Bootstrapping the Cosmological Collider with Resonant Features

Signatures of heavy particles during inflation are exponentially suppressed by the Boltzmann factor when the masses are far above the Hubble scale. In more realistic scenarios, however, scale-dependent features may change this conventional picture and boost the cosmological collider signals. In this paper, we compute cosmological correlators of the primordial curvature perturbations exchanging an intermediate heavy field with periodically varying couplings. The basic setup corresponds to inflation scenarios with globally oscillating features that enjoy a discrete shift symmetry. Adopting the bootstrap approach, we derive and solve the boundary differential equations that are satisfied by the massive-exchange three-point functions.
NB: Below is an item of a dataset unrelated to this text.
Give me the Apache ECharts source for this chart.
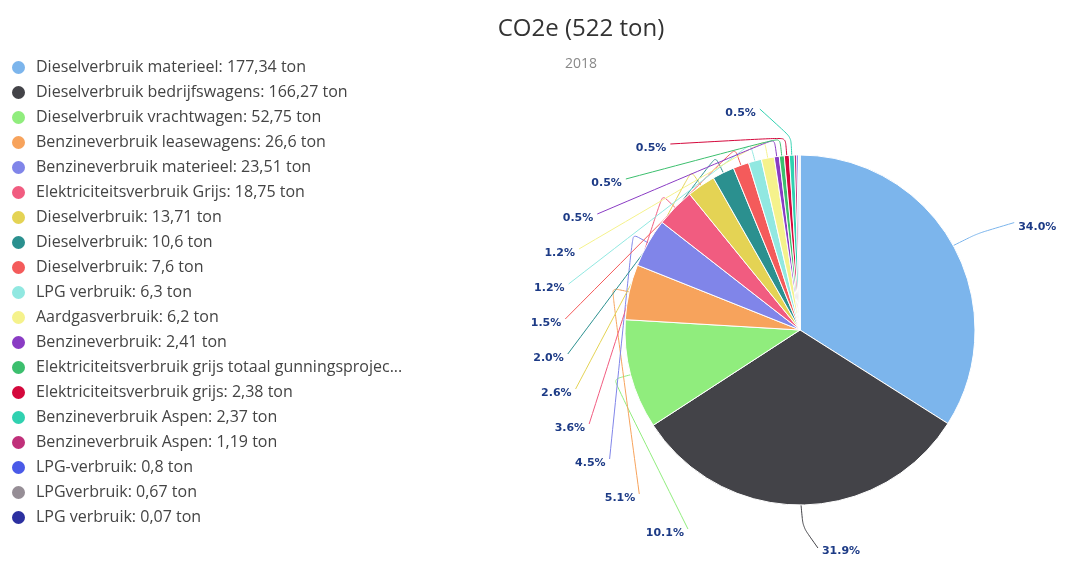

The presence of the oscillatory couplings leads to resonance-enhanced cosmological collider signals for heavy fields when the oscillating frequency exceeds the field masses. Meanwhile, the forms of these differential equations are modified, which generates new shapes of primordial non-Gaussianity as a combination of resonant features and collider signals. Based on these computations, we revisit the string-inspired model of axion monodromy inflation and point out that the cosmological correlators can become sensitive to heavy moduli fields of flux compactifications. This finding suggests a breakdown of the conventional single-field description, as the heavy moduli may not be simply integrated out but yield detectably large signals in the primordial bispectrum.